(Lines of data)
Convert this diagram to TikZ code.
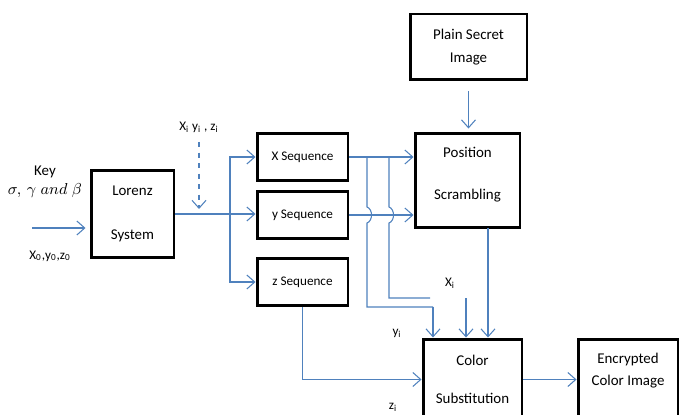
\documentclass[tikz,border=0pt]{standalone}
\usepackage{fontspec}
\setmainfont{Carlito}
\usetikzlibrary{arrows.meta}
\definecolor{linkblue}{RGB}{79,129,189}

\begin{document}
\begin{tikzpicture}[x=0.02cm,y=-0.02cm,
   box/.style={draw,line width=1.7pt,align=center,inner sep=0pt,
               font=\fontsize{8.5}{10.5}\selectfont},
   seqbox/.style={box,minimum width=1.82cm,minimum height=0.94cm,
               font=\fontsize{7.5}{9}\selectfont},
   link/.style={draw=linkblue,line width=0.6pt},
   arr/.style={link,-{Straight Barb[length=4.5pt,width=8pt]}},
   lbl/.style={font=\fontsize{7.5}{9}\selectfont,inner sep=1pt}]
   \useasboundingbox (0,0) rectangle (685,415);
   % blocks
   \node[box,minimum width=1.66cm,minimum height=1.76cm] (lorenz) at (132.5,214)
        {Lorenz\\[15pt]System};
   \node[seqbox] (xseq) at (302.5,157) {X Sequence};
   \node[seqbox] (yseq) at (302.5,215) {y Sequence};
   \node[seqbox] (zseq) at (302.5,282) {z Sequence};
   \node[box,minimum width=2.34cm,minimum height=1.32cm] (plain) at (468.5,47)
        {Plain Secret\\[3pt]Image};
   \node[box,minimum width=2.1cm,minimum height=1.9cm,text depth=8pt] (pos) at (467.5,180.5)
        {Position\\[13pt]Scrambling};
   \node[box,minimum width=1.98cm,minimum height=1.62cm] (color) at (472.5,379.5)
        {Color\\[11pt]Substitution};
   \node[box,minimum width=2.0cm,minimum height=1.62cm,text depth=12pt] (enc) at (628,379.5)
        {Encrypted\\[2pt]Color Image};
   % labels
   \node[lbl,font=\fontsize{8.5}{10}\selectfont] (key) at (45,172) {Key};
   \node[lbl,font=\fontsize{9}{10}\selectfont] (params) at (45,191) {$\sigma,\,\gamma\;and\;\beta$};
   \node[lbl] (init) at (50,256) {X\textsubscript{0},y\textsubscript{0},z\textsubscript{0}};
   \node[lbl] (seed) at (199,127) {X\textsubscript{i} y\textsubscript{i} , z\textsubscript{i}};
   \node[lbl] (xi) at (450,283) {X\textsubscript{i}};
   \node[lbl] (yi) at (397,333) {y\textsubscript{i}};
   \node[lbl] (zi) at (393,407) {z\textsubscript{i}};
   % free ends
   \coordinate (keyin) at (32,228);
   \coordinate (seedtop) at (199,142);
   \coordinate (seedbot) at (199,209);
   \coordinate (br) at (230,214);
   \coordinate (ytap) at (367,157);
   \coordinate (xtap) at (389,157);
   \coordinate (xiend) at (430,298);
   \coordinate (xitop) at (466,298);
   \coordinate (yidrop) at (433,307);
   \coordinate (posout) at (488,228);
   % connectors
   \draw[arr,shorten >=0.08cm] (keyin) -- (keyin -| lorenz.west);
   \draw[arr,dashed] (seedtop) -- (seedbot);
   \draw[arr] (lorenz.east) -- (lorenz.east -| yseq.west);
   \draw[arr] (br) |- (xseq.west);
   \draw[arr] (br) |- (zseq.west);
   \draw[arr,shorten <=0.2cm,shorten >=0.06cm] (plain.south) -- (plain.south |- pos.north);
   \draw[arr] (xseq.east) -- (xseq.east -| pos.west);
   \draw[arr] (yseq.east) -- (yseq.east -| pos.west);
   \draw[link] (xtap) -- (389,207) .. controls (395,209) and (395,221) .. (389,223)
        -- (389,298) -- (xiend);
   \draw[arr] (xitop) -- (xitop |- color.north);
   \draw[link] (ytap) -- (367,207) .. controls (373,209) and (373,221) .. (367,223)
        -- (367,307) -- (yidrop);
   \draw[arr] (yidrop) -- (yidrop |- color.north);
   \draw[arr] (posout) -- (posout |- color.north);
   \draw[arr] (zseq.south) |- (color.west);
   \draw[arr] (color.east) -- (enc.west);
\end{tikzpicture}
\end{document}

---

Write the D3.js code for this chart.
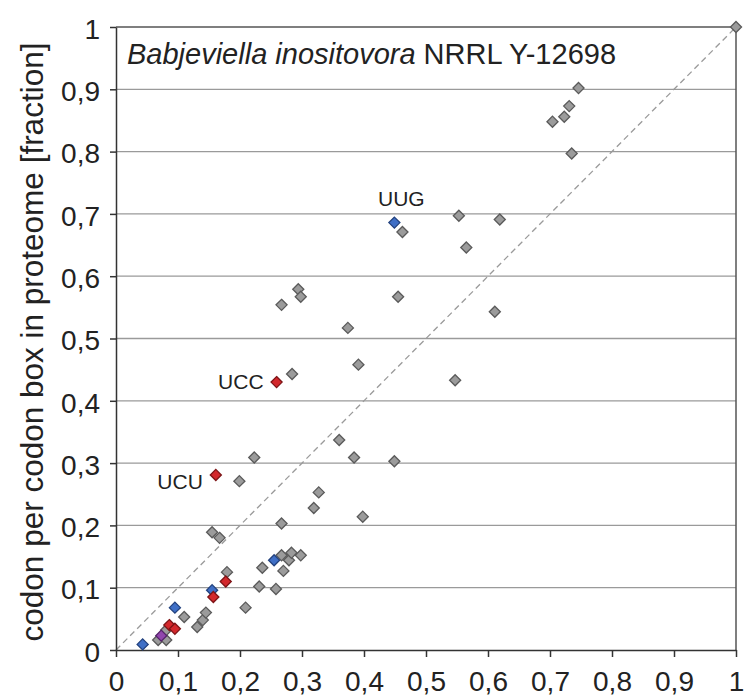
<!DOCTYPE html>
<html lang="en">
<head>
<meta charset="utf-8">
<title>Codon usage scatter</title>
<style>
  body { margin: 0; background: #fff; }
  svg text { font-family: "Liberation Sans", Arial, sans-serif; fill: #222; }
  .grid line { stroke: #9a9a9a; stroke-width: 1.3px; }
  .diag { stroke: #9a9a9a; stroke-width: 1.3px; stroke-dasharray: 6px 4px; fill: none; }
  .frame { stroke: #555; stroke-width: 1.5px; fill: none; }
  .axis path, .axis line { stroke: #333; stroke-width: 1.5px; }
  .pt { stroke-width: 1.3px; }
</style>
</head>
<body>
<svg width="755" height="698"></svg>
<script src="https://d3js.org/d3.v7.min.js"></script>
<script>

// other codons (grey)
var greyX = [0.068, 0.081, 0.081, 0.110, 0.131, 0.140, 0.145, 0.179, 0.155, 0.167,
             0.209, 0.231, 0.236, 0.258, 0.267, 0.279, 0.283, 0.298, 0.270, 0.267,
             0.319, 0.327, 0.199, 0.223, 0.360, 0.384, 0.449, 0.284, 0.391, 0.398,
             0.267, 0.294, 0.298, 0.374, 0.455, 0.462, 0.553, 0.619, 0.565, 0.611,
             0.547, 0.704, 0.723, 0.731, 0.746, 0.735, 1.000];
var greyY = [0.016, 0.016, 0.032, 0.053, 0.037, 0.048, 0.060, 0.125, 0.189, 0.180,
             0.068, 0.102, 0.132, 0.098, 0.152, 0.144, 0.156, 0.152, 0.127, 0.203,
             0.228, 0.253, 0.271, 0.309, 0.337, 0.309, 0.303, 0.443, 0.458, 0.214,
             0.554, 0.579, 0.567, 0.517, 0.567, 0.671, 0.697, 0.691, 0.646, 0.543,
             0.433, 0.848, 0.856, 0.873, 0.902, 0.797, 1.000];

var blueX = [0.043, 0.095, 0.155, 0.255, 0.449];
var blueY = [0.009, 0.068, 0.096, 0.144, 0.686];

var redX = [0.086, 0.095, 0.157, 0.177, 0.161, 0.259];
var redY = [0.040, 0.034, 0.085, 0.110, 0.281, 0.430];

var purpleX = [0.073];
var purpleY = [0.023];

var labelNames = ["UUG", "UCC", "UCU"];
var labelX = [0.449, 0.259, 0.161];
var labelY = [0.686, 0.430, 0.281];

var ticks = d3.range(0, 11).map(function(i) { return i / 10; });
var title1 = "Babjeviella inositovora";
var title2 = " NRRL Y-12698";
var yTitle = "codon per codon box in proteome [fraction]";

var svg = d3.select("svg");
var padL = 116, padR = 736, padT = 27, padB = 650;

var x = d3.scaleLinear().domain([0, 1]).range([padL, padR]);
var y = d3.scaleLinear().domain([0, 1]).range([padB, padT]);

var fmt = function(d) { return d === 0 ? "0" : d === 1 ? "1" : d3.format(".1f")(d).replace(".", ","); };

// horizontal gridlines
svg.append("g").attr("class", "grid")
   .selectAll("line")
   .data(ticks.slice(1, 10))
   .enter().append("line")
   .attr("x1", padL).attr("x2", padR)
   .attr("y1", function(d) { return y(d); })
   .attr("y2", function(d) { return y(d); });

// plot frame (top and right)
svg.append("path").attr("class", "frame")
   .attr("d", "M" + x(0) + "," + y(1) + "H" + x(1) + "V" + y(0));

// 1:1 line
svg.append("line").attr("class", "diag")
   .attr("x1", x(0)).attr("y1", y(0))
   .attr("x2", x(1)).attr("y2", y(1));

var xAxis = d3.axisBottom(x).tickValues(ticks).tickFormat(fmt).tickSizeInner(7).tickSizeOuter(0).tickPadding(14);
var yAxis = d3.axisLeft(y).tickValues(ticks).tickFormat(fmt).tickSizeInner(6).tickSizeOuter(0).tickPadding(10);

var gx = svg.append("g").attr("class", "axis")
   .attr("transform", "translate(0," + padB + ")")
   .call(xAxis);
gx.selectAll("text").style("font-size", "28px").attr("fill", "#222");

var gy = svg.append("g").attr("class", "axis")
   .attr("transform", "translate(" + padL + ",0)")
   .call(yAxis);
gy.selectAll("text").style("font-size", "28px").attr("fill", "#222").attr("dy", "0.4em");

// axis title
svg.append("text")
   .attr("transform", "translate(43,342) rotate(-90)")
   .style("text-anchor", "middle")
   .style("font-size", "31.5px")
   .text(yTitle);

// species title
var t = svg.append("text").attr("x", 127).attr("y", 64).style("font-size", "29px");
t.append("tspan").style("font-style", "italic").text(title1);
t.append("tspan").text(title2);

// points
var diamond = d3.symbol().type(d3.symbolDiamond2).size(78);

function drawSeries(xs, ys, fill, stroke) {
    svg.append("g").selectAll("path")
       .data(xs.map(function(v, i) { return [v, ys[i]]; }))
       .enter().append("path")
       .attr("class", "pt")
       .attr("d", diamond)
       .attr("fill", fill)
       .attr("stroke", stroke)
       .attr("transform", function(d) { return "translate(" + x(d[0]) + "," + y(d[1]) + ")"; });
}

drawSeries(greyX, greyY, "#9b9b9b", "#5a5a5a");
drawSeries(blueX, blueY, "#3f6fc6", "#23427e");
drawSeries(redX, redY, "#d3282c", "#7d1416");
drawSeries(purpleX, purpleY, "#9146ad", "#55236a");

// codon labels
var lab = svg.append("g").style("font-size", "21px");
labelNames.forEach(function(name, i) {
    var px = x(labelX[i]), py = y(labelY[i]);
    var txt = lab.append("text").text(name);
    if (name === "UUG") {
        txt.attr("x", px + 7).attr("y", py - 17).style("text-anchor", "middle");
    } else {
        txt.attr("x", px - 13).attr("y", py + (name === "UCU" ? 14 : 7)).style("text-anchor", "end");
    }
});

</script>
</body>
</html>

GIVEN EXERCISE
Filter out all lines lacking the word "code" and copy the rest.

SOLUTION FOR THIS TASK
Convert this diagram to TikZ code.
Write the D3.js code for this chart.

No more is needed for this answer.